FAME quantification and composition analysis

A gas chromatograph (GC) equipped with a flame ionization detector (FID) (Thermo scientific Trace 1310) was used to determine FAME content and composition. FAMEs were separated in the GC using a FAME WAX column (30 m × 0.32 mm × 0.25 μm) and the FID signals were analysed using Chromeleon 7.2 software. FAME standards (Sigma Aldrich) used to identify FAMEs in samples were: 14:0 (myristic acid), 16:0 (palmitic acid), 16:1 (palmitoleic acid), 17:0 (margaric acid), 18:0 (stearic acid), 18:1 (oleic acid), 18:2 (linoleic acid), 18:3 (linolenic acid), 20:0 (arachidic acid), and 22:0 (behenic acid). The quantity and composition of FAMEs in the samples were determined from peak areas of identified FAMEs and the internal standard, as previously described [16], using the following formula:

$$ \begin{aligned} & {{{\text{FA content}}}}\left( {\frac{{{\text{mg}}}}{{{\text{g}}}}} \right) = \\ &\frac{1}{100} \frac{{{{{\text{Internal Std. added}}}} \left( {\frac{{{\text{mg}}}}{{{\text{sample}}}}} \right) \frac{{{\text{Area of individual FAME}}}}{{{{{\text{Area of}}}} C15:0 {{{\text{FAME}}}}. {{{\text{Relative Response Factor individual FAME}}}}}}}}{{{\text{Amount of biomass used}}}} \\ \end{aligned} $$

Fourier transform IR spectroscopy (FTIRS)

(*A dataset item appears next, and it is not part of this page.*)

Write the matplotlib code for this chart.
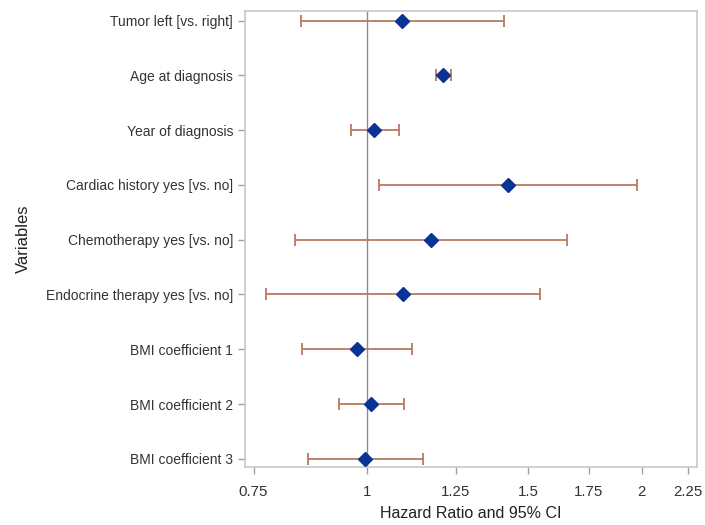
import numpy as np
import matplotlib
matplotlib.use('Agg')
import matplotlib.pyplot as plt
from matplotlib.ticker import FixedLocator, NullLocator

plt.rcParams['font.family'] = ['Liberation Sans', 'DejaVu Sans']

# hazard ratios with 95% CI
variables = ['Tumor left [vs. right]', 'Age at diagnosis', 'Year of diagnosis',
             'Cardiac history yes [vs. no]', 'Chemotherapy yes [vs. no]',
             'Endocrine therapy yes [vs. no]', 'BMI coefficient 1',
             'BMI coefficient 2', 'BMI coefficient 3']
hr = [1.091, 1.212, 1.017, 1.427, 1.175, 1.095, 0.974, 1.009, 0.993]
lower = [0.846, 1.190, 0.959, 1.029, 0.833, 0.775, 0.848, 0.931, 0.861]
upper = [1.411, 1.235, 1.083, 1.974, 1.655, 1.548, 1.119, 1.097, 1.151]
xticks = [0.75, 1, 1.25, 1.5, 1.75, 2, 2.25]
xticklabels = ['0.75', '1', '1.25', '1.5', '1.75', '2', '2.25']

hr = np.array(hr)
lower = np.array(lower)
upper = np.array(upper)
ypos = np.arange(len(variables))

fig = plt.figure(figsize=(7.05, 5.25), dpi=100)
ax = fig.add_axes([0.3475, 0.1114, 0.6412, 0.8682])

ax.axvline(1, color='#8c8c8c', lw=1, zorder=1)
ax.errorbar(hr, ypos, xerr=[hr - lower, upper - hr], fmt='none',
            ecolor='#b97a60', elinewidth=1.3, capsize=4.5, capthick=1.3, zorder=2)
ax.plot(hr, ypos, 'D', color='#0a3494', ms=7, mec='#0a3494', zorder=3)

ax.set_xscale('log')
ax.set_xlim(0.734, 2.30)
ax.xaxis.set_major_locator(FixedLocator(xticks))
ax.xaxis.set_minor_locator(NullLocator())
ax.set_xticklabels(xticklabels)
ax.set_ylim(len(variables) - 1 + 0.14, -0.18)
ax.set_yticks(ypos)
ax.set_yticklabels(variables)

for s in ax.spines.values():
    s.set_color('#c8c8c8')
    s.set_linewidth(1.2)
ax.tick_params(axis='both', colors='#a0a0a0', labelcolor='#333333',
               length=5, width=1)
ax.tick_params(axis='y', labelsize=10.0)
ax.tick_params(axis='x', labelsize=10.8, pad=8)

ax.set_xlabel('Hazard Ratio and 95% CI', fontsize=11.5, color='#222222', labelpad=5)
ax.set_ylabel('Variables', fontsize=12, color='#222222', labelpad=11)

fig.savefig('out.png', dpi=100)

The biochemical composition of the algae was examined using FTIRS, as previously described [23, 24], with slight modifications. Briefly, freeze-dried samples and KBr (1:10) were ground and loaded in an IFS 66 FTIR spectrometer equipped with OPUS 6.5 software (Bruker Optik GmbH, Ettlingen, Germany). FTIR spectra were acquired at 400–5200 cm−1, signals spanning 800–1850 cm−1 were retained, and the baseline was corrected to remove broad background features and keep the low-intensity bands. The relative quantities of carbohydrates, proteins, and lipids were determined by comparing peak intensities at 900–1100 cm−1 (carbohydrates), 1738 cm−1 (lipids), and 1540 as well as 1658 cm−1 (proteins).